NEW YORK — The last time the Cubs were in New York, in mid-April 2010, manager Lou Piniella made the shocking announcement Carlos Zambrano was headed for the bullpen, a move general manager Jim Hendry fully endorsed.
It was a time of change in the Cubs organization, which was hoping to plug a hole in the bullpen partially caused by the loss of Kerry Wood to free agency.
But a lot has happened over the last 17 months.
Piniella, Zambrano and Hendry are gone, and Wood has returned in the role Zambrano disliked.
Zambrano remains Cubs property until the club finds a way to shed his contract this offseason.
The Cubs returned to New York on Friday with Zambrano’s replacement, Casey Coleman, searching for his first victory since rejoining the rotation.

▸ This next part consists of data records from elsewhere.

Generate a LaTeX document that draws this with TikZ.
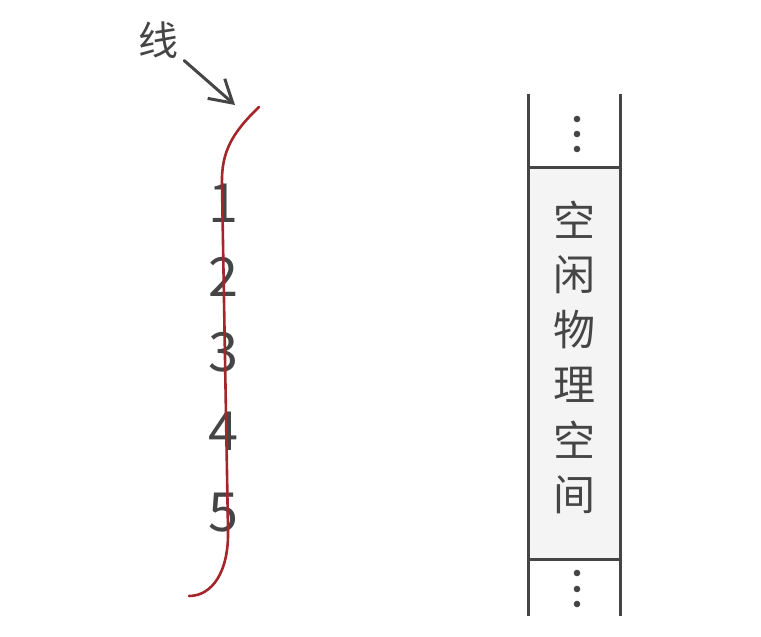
\documentclass[tikz,border=0pt]{standalone}
\usepackage{fontspec}
\setmainfont{Noto Sans CJK SC}
\usetikzlibrary{arrows.meta}
\definecolor{inkgray}{HTML}{454545}
\definecolor{linered}{HTML}{A3262A}
\definecolor{cellgray}{HTML}{F4F4F4}
\tikzset{
  numlabel/.style={text=inkgray, inner sep=0pt, font=\fontsize{54}{54}\selectfont},
  hanzi/.style={text=inkgray, inner sep=0pt, font=\fontsize{42}{42}\selectfont},
  cell/.style={draw=inkgray, fill=cellgray, line width=3pt, inner sep=0pt, minimum width=92pt, minimum height=392pt},
  wall/.style={draw=inkgray, line width=3pt, line cap=butt},
}
\begin{document}
\begin{tikzpicture}[x=1pt, y=-1pt, line cap=round, line join=round]
	\useasboundingbox (0,0) rectangle (761,637);
	% Numbers under the line
	\foreach \a/\y in {1/203, 2/277, 3/352, 4/431, 5/513}
		\node [numlabel] (num-\a) at (223, \y) {\a};
	% The line
	\coordinate (line-start) at (259,107);
	\coordinate (line-end) at (189,596);
	\draw [draw=linered, line width=2.6pt] (line-start) .. controls (232,133) and (221,152) .. (222,185) -- (228,530) .. controls (229,572) and (212,596) .. (line-end);
	% Label with arrow
	\node [hanzi, font=\fontsize{40}{40}\selectfont] (label) at (158, 40) {线};
	\coordinate (label-tip) at (235, 105);
	\draw [draw=inkgray, line width=3pt, -{Straight Barb[length=22pt, width=26pt, line width=3pt]}] ([shift={(6,2)}]label.south east) -- (label-tip);
	% Free physical space
	\node [cell] (free) at (574, 363) {};
	\foreach \c [count=\x] in {空, 闲, 物, 理, 空, 间}
		\node [hanzi] (char-\x) at (574, 165 + 55 * \x) {\c};
	\coordinate (top-left) at (528, 94);
	\coordinate (top-right) at (620, 94);
	\coordinate (bottom-left) at (528, 616);
	\coordinate (bottom-right) at (620, 616);
	\draw [wall] (top-left) -- (bottom-left);
	\draw [wall] (top-right) -- (bottom-right);
	% Dots
	\foreach \y in {119, 134, 149, 573, 589, 604}
		\fill [inkgray] (577, \y) circle (3.3);
\end{tikzpicture}
\end{document}
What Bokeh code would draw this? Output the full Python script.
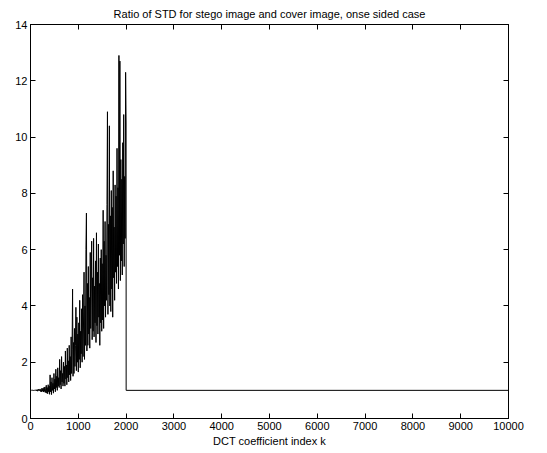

But in a game that had a little bit of everything, the Cubs lost 5-4 on Justin Turner’s two-out, RBI double off Sean Marshall in the ninth inning.
Manager Mike Quade ordered an intentional walk to Jose Reyes with a runner on second before Turner lofted a fly ball over the head of center fielder Marlon Byrd. The ball bounced over the wall, making it a ground-rule double that scored the winner.
“It’s one of those things,” Quade said, “Marsh has been good. We were playing shallow to have a shot at the guy at home. It was just one of those things.”
Coleman frittered away an early three-run lead and left trailing 4-3 after five innings. But the Cubs bounced back in the ninth with two outs and pinch-runner Lou Montanez on first. Starlin Castro dumped a single into left field and Darwin Barney celebrated the birth of his daughter with a run-scoring single up the middle to tie the game 4-4.
Until the ninth-inning comeback, the biggest bright spot of the night was the appearance of Andrew Cashner, who pitched a scoreless sixth inning of relief in his first outing since injuring his rotator cuff April 6 during a start at Wrigley Field. Cashner’s velocity was in the upper-90s, which bodes well for his comeback.
“It was there in the minors,” he said. “I try not to look at that too much. Just try to execute my pitches one at a time. Overall, I was happy with the way it went.”
Carlos Pena hit a two-run homer off Mike Pelfrey in the third to put the Cubs on top, and they added another run in the fourth on Bryan LaHair’s RBI triple.
Replays showed LaHair was probably out at third, but the umpires made up for it by calling LaHair out at home when he appeared to be safe while trying to score on a flyout to right.
It was that kind of a night.
“The baseball gods giveth,” Quade said, “and the baseball gods taketh away.”